* Start *
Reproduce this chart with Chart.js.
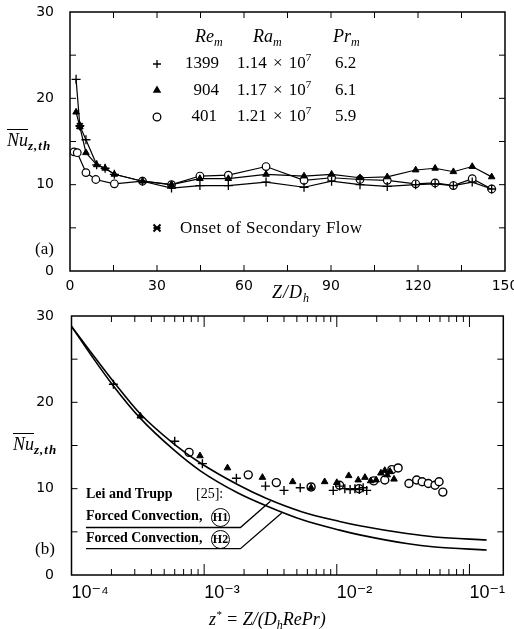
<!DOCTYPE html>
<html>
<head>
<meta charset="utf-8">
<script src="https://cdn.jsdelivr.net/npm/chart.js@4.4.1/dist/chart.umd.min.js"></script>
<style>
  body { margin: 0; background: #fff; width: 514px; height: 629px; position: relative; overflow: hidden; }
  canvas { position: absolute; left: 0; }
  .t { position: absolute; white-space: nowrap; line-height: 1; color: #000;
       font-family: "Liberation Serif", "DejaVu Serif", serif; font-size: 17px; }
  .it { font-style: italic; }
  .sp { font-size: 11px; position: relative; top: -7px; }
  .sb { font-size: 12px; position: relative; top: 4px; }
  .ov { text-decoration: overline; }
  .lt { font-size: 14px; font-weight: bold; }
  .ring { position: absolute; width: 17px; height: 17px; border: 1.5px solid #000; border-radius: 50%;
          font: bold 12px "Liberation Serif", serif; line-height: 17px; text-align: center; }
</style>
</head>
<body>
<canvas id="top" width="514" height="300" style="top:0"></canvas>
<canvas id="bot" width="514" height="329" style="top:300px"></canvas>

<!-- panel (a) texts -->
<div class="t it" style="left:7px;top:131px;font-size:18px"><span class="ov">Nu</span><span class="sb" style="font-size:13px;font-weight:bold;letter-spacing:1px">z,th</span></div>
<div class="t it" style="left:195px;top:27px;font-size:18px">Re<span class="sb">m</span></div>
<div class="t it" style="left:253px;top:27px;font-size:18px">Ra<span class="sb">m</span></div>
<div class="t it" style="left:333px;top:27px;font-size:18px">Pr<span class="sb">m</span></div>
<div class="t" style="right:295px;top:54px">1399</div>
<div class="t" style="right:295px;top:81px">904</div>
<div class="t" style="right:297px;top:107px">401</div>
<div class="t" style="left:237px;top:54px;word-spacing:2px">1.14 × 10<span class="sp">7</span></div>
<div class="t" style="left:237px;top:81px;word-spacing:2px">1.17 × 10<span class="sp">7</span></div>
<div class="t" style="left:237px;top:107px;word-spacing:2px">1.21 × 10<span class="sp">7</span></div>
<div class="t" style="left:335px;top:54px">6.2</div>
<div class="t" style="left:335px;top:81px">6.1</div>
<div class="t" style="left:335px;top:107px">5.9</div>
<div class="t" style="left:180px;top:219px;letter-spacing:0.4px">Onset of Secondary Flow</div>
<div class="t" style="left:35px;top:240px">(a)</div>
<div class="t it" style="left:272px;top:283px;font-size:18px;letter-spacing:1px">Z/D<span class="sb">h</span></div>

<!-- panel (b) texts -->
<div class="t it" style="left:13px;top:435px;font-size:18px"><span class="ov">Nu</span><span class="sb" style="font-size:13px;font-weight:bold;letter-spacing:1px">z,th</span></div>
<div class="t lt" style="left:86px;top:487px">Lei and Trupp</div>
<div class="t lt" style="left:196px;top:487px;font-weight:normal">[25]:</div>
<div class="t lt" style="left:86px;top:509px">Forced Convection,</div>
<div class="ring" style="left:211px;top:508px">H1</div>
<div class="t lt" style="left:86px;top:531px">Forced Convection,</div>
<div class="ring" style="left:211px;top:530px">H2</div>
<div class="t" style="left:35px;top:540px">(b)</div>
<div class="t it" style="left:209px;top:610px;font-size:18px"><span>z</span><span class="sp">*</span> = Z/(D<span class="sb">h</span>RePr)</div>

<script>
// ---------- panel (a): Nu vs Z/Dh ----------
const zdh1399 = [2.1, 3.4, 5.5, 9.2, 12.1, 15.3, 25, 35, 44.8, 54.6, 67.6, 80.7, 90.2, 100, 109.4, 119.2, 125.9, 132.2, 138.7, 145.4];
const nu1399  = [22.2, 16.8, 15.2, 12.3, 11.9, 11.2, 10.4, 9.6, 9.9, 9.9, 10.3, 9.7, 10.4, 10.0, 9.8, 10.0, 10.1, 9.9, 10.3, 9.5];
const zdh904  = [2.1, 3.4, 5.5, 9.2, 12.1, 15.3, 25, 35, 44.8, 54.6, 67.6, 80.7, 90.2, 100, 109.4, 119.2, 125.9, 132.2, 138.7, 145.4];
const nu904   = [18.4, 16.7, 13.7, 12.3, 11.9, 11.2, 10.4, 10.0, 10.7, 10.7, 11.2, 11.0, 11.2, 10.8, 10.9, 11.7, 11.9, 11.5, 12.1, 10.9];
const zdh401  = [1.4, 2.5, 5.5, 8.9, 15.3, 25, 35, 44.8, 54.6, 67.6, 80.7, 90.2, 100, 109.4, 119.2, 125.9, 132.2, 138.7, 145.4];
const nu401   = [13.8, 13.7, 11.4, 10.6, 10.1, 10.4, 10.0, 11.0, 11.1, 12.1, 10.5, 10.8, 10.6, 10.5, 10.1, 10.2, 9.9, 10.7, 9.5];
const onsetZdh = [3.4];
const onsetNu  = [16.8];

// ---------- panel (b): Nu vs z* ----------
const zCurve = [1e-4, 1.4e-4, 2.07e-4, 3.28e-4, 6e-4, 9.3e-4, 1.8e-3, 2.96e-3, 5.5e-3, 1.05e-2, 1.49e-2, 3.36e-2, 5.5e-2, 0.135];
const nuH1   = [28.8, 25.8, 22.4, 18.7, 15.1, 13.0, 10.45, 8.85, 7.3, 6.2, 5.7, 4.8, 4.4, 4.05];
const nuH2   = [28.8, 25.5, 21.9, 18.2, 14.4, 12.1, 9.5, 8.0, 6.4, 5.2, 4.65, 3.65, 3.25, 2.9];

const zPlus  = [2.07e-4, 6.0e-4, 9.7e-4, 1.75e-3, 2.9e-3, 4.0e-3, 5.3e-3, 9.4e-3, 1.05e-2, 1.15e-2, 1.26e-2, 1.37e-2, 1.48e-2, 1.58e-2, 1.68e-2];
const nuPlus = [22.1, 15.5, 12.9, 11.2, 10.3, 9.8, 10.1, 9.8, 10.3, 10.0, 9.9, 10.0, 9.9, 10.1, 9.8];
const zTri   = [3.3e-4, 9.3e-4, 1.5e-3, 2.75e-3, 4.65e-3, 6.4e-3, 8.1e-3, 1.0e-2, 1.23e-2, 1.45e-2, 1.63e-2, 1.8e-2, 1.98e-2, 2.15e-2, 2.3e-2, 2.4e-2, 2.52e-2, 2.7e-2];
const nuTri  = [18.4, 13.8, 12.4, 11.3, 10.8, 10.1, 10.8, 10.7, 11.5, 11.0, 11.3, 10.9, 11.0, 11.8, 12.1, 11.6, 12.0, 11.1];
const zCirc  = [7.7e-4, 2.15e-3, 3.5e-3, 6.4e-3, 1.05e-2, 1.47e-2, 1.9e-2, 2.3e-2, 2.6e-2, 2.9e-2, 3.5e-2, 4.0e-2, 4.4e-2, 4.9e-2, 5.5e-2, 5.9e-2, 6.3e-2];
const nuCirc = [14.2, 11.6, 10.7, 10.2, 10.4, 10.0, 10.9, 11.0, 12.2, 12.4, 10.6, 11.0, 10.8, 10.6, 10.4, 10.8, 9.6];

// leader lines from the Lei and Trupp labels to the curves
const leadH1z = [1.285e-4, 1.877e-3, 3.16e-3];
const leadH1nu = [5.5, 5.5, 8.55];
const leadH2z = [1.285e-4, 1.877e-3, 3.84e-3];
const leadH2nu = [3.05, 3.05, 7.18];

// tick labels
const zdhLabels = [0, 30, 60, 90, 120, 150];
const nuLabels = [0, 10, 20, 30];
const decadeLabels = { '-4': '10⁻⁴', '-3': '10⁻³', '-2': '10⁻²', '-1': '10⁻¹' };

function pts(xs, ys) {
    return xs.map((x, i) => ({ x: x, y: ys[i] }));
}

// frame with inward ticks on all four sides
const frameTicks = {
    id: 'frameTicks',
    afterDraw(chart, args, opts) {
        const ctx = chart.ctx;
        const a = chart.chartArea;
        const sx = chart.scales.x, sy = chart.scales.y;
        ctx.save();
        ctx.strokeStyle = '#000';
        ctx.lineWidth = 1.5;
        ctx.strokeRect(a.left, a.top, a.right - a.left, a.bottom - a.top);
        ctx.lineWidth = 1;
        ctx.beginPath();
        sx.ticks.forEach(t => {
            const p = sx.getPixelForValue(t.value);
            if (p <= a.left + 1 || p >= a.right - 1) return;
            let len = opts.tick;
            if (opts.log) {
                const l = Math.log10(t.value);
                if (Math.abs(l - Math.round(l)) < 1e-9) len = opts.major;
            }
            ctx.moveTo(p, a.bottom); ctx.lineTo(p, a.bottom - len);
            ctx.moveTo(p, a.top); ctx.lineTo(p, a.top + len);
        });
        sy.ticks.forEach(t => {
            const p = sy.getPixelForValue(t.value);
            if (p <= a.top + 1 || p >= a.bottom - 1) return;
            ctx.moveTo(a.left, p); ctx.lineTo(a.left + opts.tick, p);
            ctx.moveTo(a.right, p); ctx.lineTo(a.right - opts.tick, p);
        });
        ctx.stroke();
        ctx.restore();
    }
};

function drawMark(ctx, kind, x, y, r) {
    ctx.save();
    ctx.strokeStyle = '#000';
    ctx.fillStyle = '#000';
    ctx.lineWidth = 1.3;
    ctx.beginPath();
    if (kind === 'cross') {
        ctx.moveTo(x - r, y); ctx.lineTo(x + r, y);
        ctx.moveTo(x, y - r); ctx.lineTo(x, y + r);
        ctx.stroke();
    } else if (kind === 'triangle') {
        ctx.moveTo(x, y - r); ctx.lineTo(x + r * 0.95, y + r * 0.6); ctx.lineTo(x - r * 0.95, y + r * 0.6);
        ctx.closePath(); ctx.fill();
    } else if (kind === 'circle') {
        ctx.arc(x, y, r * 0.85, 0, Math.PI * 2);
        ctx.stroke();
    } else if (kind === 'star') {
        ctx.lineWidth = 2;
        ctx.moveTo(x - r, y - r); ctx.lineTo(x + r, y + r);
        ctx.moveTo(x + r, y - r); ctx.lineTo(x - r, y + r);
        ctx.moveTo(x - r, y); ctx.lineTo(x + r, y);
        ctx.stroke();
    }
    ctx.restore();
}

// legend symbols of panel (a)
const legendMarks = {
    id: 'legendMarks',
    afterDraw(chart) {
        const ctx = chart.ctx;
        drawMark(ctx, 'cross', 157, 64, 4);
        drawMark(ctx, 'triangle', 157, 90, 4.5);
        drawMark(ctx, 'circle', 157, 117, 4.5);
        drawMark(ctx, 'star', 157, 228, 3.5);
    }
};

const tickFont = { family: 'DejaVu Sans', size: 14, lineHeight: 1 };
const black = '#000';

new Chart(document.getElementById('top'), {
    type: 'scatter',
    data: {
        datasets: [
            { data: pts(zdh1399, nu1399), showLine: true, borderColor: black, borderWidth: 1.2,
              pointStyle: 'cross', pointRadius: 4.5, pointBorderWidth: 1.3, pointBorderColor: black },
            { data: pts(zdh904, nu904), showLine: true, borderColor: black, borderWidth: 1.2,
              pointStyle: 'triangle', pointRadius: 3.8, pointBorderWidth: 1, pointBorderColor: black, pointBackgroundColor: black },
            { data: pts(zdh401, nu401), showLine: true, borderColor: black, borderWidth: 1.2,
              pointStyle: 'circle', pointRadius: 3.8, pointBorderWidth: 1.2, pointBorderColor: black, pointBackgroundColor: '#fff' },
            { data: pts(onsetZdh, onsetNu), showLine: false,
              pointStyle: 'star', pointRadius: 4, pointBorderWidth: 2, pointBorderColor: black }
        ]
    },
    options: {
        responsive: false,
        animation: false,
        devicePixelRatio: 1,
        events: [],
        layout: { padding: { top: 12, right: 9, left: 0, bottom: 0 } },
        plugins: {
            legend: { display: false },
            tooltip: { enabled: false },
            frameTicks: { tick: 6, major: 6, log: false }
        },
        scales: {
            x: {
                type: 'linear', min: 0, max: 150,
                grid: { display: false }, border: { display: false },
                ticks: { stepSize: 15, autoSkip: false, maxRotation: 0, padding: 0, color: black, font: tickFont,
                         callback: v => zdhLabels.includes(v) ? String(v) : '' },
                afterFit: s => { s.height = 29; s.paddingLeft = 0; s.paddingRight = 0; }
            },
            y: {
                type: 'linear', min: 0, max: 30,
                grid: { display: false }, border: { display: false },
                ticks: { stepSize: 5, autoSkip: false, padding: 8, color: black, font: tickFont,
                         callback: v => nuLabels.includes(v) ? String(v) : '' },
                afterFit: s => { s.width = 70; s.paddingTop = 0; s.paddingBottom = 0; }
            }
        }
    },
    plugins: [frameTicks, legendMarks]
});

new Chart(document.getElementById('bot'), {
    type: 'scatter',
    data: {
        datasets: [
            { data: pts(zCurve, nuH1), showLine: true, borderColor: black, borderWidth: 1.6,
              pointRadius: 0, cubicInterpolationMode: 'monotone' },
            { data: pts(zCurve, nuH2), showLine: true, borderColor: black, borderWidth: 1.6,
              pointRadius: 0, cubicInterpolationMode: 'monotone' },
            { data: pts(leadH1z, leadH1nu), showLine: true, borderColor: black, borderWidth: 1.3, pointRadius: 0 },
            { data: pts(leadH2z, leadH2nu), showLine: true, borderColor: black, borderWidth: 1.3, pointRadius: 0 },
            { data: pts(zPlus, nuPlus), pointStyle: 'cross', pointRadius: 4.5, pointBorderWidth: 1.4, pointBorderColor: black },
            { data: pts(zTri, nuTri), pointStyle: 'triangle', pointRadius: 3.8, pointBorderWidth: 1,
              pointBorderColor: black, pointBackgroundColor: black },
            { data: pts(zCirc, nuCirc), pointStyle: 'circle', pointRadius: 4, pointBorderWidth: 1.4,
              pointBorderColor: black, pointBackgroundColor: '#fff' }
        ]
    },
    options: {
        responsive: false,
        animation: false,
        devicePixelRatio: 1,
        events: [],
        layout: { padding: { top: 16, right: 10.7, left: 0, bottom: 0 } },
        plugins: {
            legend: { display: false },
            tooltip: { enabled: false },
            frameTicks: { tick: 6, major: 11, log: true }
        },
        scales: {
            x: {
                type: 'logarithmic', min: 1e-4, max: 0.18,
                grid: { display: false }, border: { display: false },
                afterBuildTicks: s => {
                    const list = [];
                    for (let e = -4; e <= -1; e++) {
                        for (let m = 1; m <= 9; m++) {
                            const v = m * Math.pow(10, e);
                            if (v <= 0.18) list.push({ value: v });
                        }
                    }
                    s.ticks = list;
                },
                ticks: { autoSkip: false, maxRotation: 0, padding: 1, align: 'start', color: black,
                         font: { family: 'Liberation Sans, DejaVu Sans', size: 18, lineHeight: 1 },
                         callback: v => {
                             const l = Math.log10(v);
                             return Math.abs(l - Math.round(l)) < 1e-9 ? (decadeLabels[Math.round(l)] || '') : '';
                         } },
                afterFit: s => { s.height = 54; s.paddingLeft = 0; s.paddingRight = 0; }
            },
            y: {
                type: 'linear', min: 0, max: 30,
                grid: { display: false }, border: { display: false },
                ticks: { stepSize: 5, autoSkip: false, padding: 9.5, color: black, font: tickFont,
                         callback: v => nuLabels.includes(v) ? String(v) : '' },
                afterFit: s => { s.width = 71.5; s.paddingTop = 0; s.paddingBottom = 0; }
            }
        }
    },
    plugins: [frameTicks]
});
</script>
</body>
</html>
* End *
Goal » Go through the data and count each line that has the word "with", then give the total alone.

Reply » 2